The Israeli payments market is finally aligning with many other countries around the world with the launch of Apple Pay in Israel. Simultaneously, Bank Hapoalim (major Israeli bank), which is behind money transfer app - Bit, announced a new feature that strays from the app’s standard money transfer option, now allowing users to shop in-store and online.

Digital credit issued in minutes

During 2020 most major Israeli credit cards launched a mobile pay option on Anroid supported devices, allowing users to theoretically pay via their smartphone. Now, Bit also launches a digital wallet and a semi-digital credit card called bitcard. Bit explains that the new bitcard, which is issued by Israeli credit card company Cal, can be ordered directly from the app. A couple of minutes later and the card can be used in stores with registers that support NFC, while the physical card is sent via messenger.

iPhone people, at least until the Apple Pay launch expected in the coming weeks, can in the meantime order the physical card through the app. According to the iOS Changelog, “with the new bitcard, you can purchase with Apple Pay,” meaning that Apple Pay will support the Bit feature.

Holders of Mastercard and Isracard can also enjoy the digital wallet with supporting registers. This adds another player to Isracard and Max’s Anypay, which already runs mobile pay options. Bit told us that the bitcard will be issued at no cost and with no card fees while also mentioning that the subject will be up for debate again in a couple of years.

The future of Bit

Bit is considered a major player in the money transfer business, with an estimated market share of more than 50%. One of the key reasons behind the app’s success is the massive subsidies from stakeholder Bank Hapoalim, who doesn’t charge fees from users, and awards them with different benefits.

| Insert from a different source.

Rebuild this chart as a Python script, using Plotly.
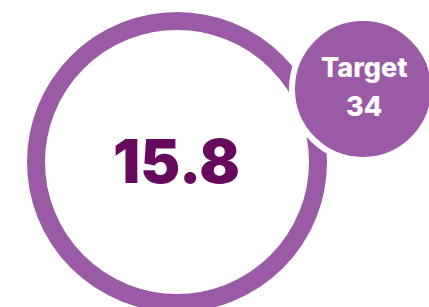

It’s estimated that Bank Hapoalim has invested millions of dollars in the app and its promotion, and it sees the app as a future revenue stream.

Despite the digital payment advancement, it’s important to remember that this digital credit card launch essentially helps further cement Bank Hapoalim’s holdings in the Israeli credit card market. Bank Hapoalim has already once before been forced to sell its Isracard activity as part of free-market laws and regulations.